E por esses conceitos talvez seja possível pensar outras expressões tecnológicas.
Univocidade
e Técnica. O tecnológico expressa um aliquid que não é
tecnológico e que no agenciamento sentido-acontecimento no campo semântico é unívoco.
A univocidade se diz do ser em um sentido em relação à multiplicidade das diferenças
e se pode pensar em novos modos não como aberrantes.
Isto
é, pela multiplicidade pensa-se o ser tecnológico que no seu sentido unívoco é
o técnico não homogêneo ou totalizante, mas ressonâncias na dinâmica do tecnológico.
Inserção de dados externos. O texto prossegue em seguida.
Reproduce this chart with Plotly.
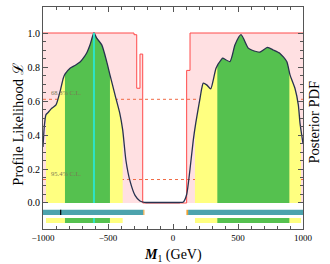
import numpy as np
import plotly.graph_objects as go

# ---------------- data ----------------
curve_x = [-1000, -990, -977, -959, -933, -900, -869, -844, -831, -792, -754, -715,
           -690, -664, -638, -608, -587, -548, -510, -485, -446, -410, -387, -362,
           -331, -292, -254, -220, -150, 0, 50, 80, 105, 131, 156, 175, 195, 208,
           220, 233, 259, 290, 310, 331, 374, 382, 438, 477, 523, 579, 605, 669,
           726, 772, 823, 875, 900, 938, 964, 977, 990, 1000]
curve_y = [0.33, 0.45, 0.52, 0.534, 0.557, 0.577, 0.655, 0.734, 0.758, 0.793, 0.809, 0.829,
           0.852, 0.882, 0.931, 1.0, 0.97, 0.93, 0.832, 0.754, 0.636, 0.53, 0.43, 0.25,
           0.13, 0.045, 0.012, 0.004, 0.003, 0.003, 0.003, 0.006, 0.05, 0.2, 0.37, 0.47, 0.56, 0.616,
           0.67, 0.705, 0.695, 0.671, 0.724, 0.793, 0.846, 0.852, 0.832, 0.931, 0.99, 0.911, 0.90, 0.888,
           0.915, 0.90, 0.88, 0.832, 0.754, 0.675, 0.577, 0.47, 0.40, 0.35]

step_x = [-1000, -300, -279, -254, -233, 105, 131, 1000]
step_y = [1.0, 0.99, 0.675, 0.876, 0.0, 0.78, 1.0, 1.0]

ci68 = [(-831, -485), (341, 895)]
ci95 = [(-977, -387), (169, 985)]
best_fit = -608
teal_bars = [(-1000, -228), (116, 1000)]
orange_bits = [(-228, -220), (103, 116)]
black_tick = -864

cl_levels = [0.61, 0.138]
cl_labels = ["68.3% C.L.", "95.4% C.L."]

x_ticks = [-1000, -500, 0, 500, 1000]
y_ticks = [0.0, 0.2, 0.4, 0.6, 0.8, 1.0]

# ---------------- style ----------------
PINK = "#FFE0E2"
RED = "#FF4A4A"
YELLOW = "#FFFF80"
GREEN = "#55C14F"
TEAL = "#4CA3AD"
CYAN = "#2FE3C6"
NAVY = "#28324F"
ORANGE_DASH = "#F06A45"
SERIF = "Liberation Serif"
SMOOTH = 0.6

TEAL_Y = (-0.040, -0.071)
BAR_Y = (-0.089, -0.118)

cx = np.array(curve_x, float)
cy = np.array(curve_y, float)

fig = go.Figure()

def rect(x0, x1, y0, y1, color):
    fig.add_trace(go.Scatter(x=[x0, x1, x1, x0, x0], y=[y0, y0, y1, y1, y0],
                             mode="lines", fill="toself", fillcolor=color,
                             line=dict(width=0), hoverinfo="skip", showlegend=False))

# pink step region
fig.add_trace(go.Scatter(x=step_x, y=step_y, mode="lines", line_shape="hv",
                         fill="tozeroy", fillcolor=PINK,
                         line=dict(color=RED, width=1), showlegend=False))

# dashed confidence levels
for lev in cl_levels:
    fig.add_trace(go.Scatter(x=[-1000, 1000], y=[lev, lev], mode="lines",
                             line=dict(color=ORANGE_DASH, width=1, dash="dot"),
                             showlegend=False))

# interval fills under curve
def fill_interval(a, b, color):
    m = (cx > a) & (cx < b)
    xs = np.concatenate([[a], cx[m], [b]])
    ys = np.concatenate([[np.interp(a, cx, cy)], cy[m], [np.interp(b, cx, cy)]])
    fig.add_trace(go.Scatter(x=xs, y=ys, mode="lines", fill="tozeroy", fillcolor=color,
                             line=dict(width=0, shape="spline", smoothing=SMOOTH),
                             showlegend=False))

for a, b in ci95:
    fill_interval(a, b, YELLOW)
for a, b in ci68:
    fill_interval(a, b, GREEN)

# profile curve
fig.add_trace(go.Scatter(x=curve_x, y=curve_y, mode="lines",
                         line=dict(color=NAVY, width=1.3, shape="spline", smoothing=SMOOTH),
                         showlegend=False))

# best-fit line
fig.add_trace(go.Scatter(x=[best_fit, best_fit], y=[0, 1.0], mode="lines",
                         line=dict(color=CYAN, width=2), showlegend=False))

# bars below zero
for a, b in teal_bars:
    rect(a, b, TEAL_Y[0], TEAL_Y[1], TEAL)
for a, b in orange_bits:
    rect(a, b, TEAL_Y[0], TEAL_Y[1], "#F0A030")
fig.add_trace(go.Scatter(x=[black_tick, black_tick], y=list(TEAL_Y), mode="lines",
                         line=dict(color="black", width=1.2), showlegend=False))
for a, b in ci95:
    rect(a, b, BAR_Y[0], BAR_Y[1], YELLOW)
for a, b in ci68:
    rect(a, b, BAR_Y[0], BAR_Y[1], GREEN)
fig.add_trace(go.Scatter(x=[best_fit, best_fit], y=list(BAR_Y), mode="lines",
                         line=dict(color=CYAN, width=2), showlegend=False))

# CL labels
for lev, lab in zip(cl_levels, cl_labels):
    fig.add_annotation(x=-955, y=lev, text=lab, showarrow=False, xanchor="left",
                       yanchor="bottom", yshift=1,
                       font=dict(family=SERIF, size=6.5, color="#7A7A55"))

# titles
fig.add_annotation(xref="paper", yref="paper", x=0, y=0.47, xshift=-25, text="Profile Likelihood ℒ",
                   xanchor="center", yanchor="middle",
                   textangle=-90, showarrow=False, font=dict(family=SERIF, size=14.5, color="black"))
fig.add_annotation(xref="paper", yref="paper", x=1, y=0.48, xshift=11, text="Posterior PDF",
                   xanchor="center", yanchor="middle",
                   textangle=-90, showarrow=False, font=dict(family=SERIF, size=14.5, color="black"))
fig.add_annotation(xref="paper", yref="paper", x=0.5, y=0, yshift=-26,
                   xanchor="center", yanchor="middle",
                   text="<b><i>M</i></b><sub>1</sub> (GeV)",
                   showarrow=False, font=dict(family=SERIF, size=14, color="black"))

axis_common = dict(showline=True, linecolor="#555555", linewidth=1, mirror="ticks",
                   ticks="inside", tickcolor="#555555", showgrid=False, zeroline=False,
                   automargin=False)

fig.update_xaxes(range=[-1000, 1000], tickvals=x_ticks, ticklen=5,
                 tickfont=dict(family=SERIF, size=9, color="black"),
                 minor=dict(ticks="inside", ticklen=3, tickcolor="#555555",
                            tickvals=list(range(-1000, 1001, 100))),
                 **axis_common)
fig.update_yaxes(range=[-0.153, 1.153], tickvals=y_ticks, tickformat=".1f", ticklen=5,
                 tickfont=dict(family=SERIF, size=10, color="black"),
                 minor=dict(ticks="inside", ticklen=3, tickcolor="#555555",
                            tickvals=[round(v * 0.05, 2) for v in range(0, 21)]),
                 **axis_common)

fig.update_layout(width=330, height=264, margin=dict(l=43, r=27, t=7, b=35),
                  plot_bgcolor="white", paper_bgcolor="white", showlegend=False)

fig.write_html("out.html", config={"displayModeBar": False},
               post_script="document.body.style.margin='0';")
Então, há relação imanente entre ambas: a técnica é unívoca como sentido de
nossa época expressada na multiplicidade dos entes tecnológicos.
É
dessa forma que Craia nos traz a análise baseada no arcabouço deleuziano, entre
a multiplicidade e o virtual da tecnologia e o sentido e acontecimento da noção
de univocidade da técnica.
[i] Filosofia da Tecnologia. Seus
autores e seus problemas. Organização de Jelson Oliveira e prefácio de Ivan
Domingues, resultado da iniciativa do GT de Filosofia da Tecnologia da ANPOF.
Caxias do Sul, RS: Educs, 2020. Conforme capítulo 6, Gilles Deleuze – Um
pensamento sobre a técnica, por Eladio C. P. Craia.